### EXERCISE INSTRUCTIONS
Only lines holding the word "that" should be copied from the material.

### TASK INPUTS
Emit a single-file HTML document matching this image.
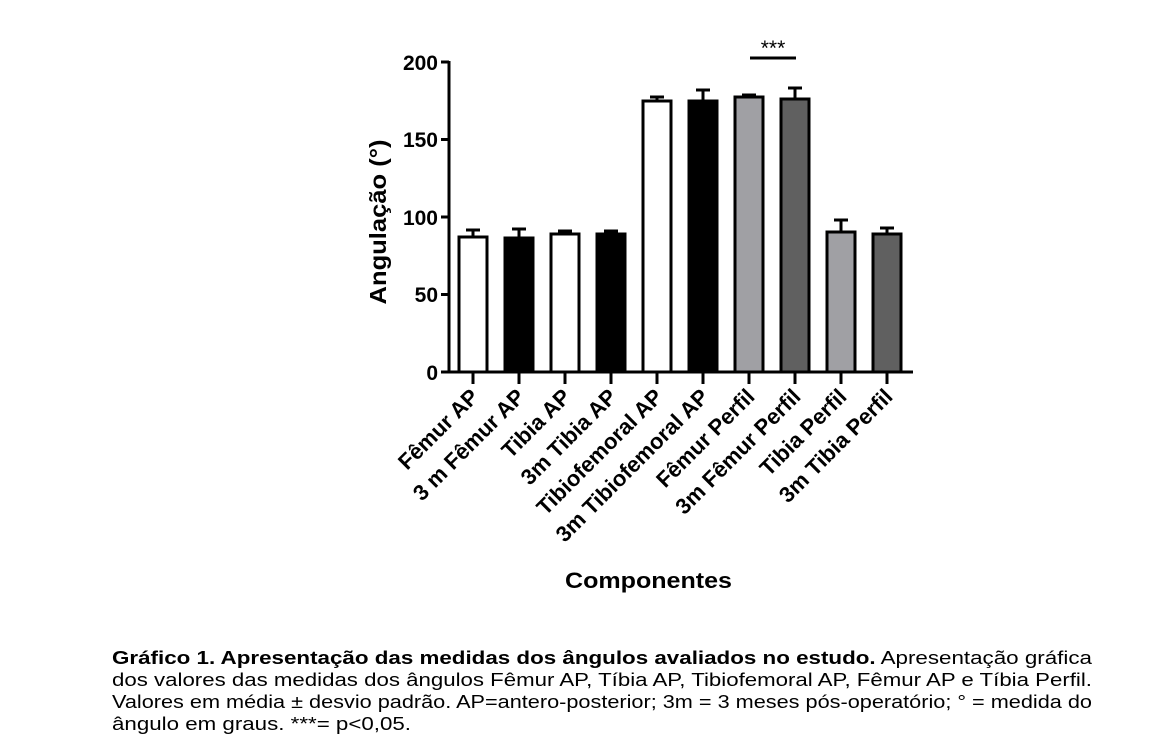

--

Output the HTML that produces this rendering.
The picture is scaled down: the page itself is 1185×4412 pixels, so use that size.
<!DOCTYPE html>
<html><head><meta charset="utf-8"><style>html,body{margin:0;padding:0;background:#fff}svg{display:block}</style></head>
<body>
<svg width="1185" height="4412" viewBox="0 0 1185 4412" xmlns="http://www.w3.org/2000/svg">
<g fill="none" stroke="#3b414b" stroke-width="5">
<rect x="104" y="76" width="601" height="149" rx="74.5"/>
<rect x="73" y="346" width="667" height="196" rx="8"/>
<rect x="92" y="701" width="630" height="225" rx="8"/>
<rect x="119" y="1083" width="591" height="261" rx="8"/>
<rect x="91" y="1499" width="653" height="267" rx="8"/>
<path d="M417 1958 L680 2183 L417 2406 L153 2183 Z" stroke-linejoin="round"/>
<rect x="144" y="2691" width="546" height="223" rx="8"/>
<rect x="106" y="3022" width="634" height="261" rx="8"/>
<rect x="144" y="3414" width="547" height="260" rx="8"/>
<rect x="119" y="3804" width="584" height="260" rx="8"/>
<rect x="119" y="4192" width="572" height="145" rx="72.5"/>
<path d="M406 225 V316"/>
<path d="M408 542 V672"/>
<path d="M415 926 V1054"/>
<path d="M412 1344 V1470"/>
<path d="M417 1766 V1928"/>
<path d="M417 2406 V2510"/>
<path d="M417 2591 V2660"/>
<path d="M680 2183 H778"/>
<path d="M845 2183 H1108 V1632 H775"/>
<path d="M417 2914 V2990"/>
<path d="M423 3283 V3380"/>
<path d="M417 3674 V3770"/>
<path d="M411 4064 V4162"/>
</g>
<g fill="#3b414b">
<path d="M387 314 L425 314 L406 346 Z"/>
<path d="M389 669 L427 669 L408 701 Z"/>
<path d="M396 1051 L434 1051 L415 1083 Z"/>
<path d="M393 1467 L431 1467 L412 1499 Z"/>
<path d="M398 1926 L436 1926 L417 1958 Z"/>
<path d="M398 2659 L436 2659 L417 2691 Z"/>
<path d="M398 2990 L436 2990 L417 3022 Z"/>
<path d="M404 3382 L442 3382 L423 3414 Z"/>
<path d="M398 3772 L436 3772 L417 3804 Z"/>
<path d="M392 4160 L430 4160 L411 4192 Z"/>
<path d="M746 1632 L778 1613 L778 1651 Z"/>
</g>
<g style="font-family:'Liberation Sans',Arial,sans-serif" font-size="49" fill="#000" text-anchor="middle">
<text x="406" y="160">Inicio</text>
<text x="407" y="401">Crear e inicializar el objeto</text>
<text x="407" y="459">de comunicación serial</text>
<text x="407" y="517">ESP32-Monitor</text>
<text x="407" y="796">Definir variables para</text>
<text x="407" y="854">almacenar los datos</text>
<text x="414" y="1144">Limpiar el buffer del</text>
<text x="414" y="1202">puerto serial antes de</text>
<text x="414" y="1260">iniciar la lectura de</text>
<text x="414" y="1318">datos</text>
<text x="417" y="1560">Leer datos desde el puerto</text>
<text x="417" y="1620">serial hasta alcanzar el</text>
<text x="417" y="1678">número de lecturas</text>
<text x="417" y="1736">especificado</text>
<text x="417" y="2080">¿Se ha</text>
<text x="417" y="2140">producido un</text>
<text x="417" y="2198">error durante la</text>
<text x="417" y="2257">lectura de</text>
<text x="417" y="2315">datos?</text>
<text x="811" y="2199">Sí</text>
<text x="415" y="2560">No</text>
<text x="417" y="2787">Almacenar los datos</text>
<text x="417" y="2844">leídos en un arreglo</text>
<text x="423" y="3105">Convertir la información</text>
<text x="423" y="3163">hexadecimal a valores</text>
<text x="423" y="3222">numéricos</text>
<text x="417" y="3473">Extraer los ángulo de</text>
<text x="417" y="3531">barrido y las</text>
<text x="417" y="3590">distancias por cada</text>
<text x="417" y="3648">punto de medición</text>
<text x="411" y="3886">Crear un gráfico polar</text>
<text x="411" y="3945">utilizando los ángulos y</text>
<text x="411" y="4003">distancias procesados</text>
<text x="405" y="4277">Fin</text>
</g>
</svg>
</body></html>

### TASK OUTPUT
Output the HTML that produces this rendering.
The picture is scaled down: the page itself is 1185×4412 pixels, so use that size.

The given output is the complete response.